It’s the last day of term for everyone who hasn’t finished term already, so let your holidays begin! How will you use them well? My suggestion is a mental wellbeing reset, for you and your families.
That it’s been a tough year is an understatement which doesn’t need to be stated. Only you, as parents and teachers, can know what it has taken out of you. And now is your chance to replenish your well of wellbeing. It’s not just a chance – I think it’s essential. You need to look after yourselves before you can look after others.
So, how to use the holiday well?
The first few days need no structure. Just go with the flow. If you want to sleep late in the morning, do it, even though that’s not normally the best advice and not what I advise in The Awesome Power of Sleep. But you can do it now, just for 2-4 days. If you want to tidy your cupboards, do it. If you want to eat ice-cream, do it. If you want to do nothing, do it.
You might feel unwell during these few days, headachey, out of sorts, dissatisfied. It’s OK. Everything is OK. That’s your body starting to relax.
Then, make a list
What would you like to do this holiday? Your list should have a mixture of big and small, useful and indulgent, but they should all be things you’ll be happy you’ve done. They are your goals, if you want to call them that. But they don’t all have to sound like achievements.
Make sure the things on your list are “SMART”. There are a few different interpretations of SMART goals but I use:
- Specific – not vague. So, “Go for a walk once a day” rather than “walk more”
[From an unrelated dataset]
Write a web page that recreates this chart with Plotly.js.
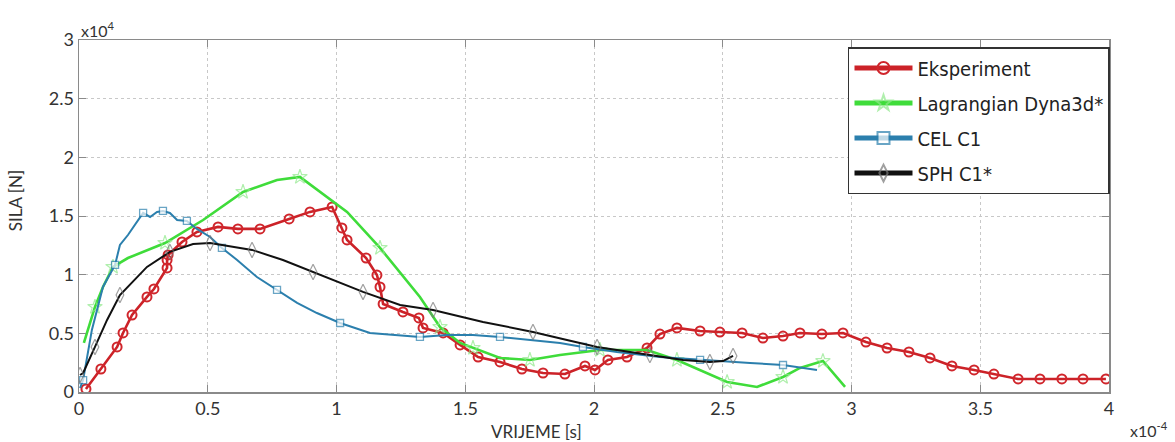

- Measurable – “Go for a walk once a day” is measurable – you know if you’ve achieved it
- Achievable – Don’t set yourself up for failure. I go running but I know that running 5 days a week is something I’d be most unlikely to manage. So that wouldn’t be smart.
- Relevant – If you don’t think being a poet is up your street, don’t ask yourself to write a poem every day.
- Timed – As with “measurable”, this is important because you know exactly what you’ve got to do. “Practise piano/gymnastics for 45 minutes four times a week” is smarter than “Practise piano/gymnastics” four times a week.
Here are some ideas you might include on your list (but reword them to be SMART.) But just pick the ones you want – don’t make your list too long! You can just have one or two things, if you want. It’s a holiday!
- Activity and fresh air
- Keeping in touch with friends
- Visiting a place you’ve never been
- Trips to favourite places
- Reading for pleasure
- Starting a new hobby – or keep going with an old one
- Make something
- Household repairs or decorating?
- Something to build knowledge?
- Dealing with a problem you’ve been putting off
- Learning to cook something new
- Looking after your body, skin, hair
- Having FUN
The Table of Wellbeing
My Table of Wellbeing model is a four-legged table, representing the essentials of food and water, exercise, sleep and relaxation. We have to look after all four, otherwise our overall wellbeing collapses. You can’t afford to ignore any one of them.
© Katherine Lynas 2019So, do an audit of your four legs. What needs a boost? How will you do it?
Enjoy healthy screen use
It’s OK for you (and your family) to have fun with screens as much as you want. But bear in mind this simple advice:
- Don’t let it prevent the right amount of sleep, physical activity and face-to-face chat.
- Keep an eye on body and mind and if you feel screen use is making you feel physically or mentally bad, walk away and do something else.
- That’s all
But as the holiday comes to an end you’ll need to develop some strong and healthy behaviours for you and your family. How will you do that? What will your family policy be? What science will it be based on? How will you get your teens on board?
The answers are all in my webinar for parents and professionals: Teens and Screens on Aug 18th 7pm BST! A few earlybird tickets still available – hurry! You’ll learn all you need to know to prepare for the new school year and build good steps towards self-control for life. I know the science and will bust the myths while giving you sensible strategies that are important for all ages.
What if you don’t like any of that advice?
Don’t follow it! It’s your holiday and you can do what you like with it. However, I happen to think it’s pretty good advice. It’s what I’d be doing.
Have a wonderful, healthy, relaxing, boosting holiday and may your mind and body bounce back beautifully from the strains of the last year. Grab every happy moment, enjoy every ice-cream, love every ray of sunshine. It’s all yours.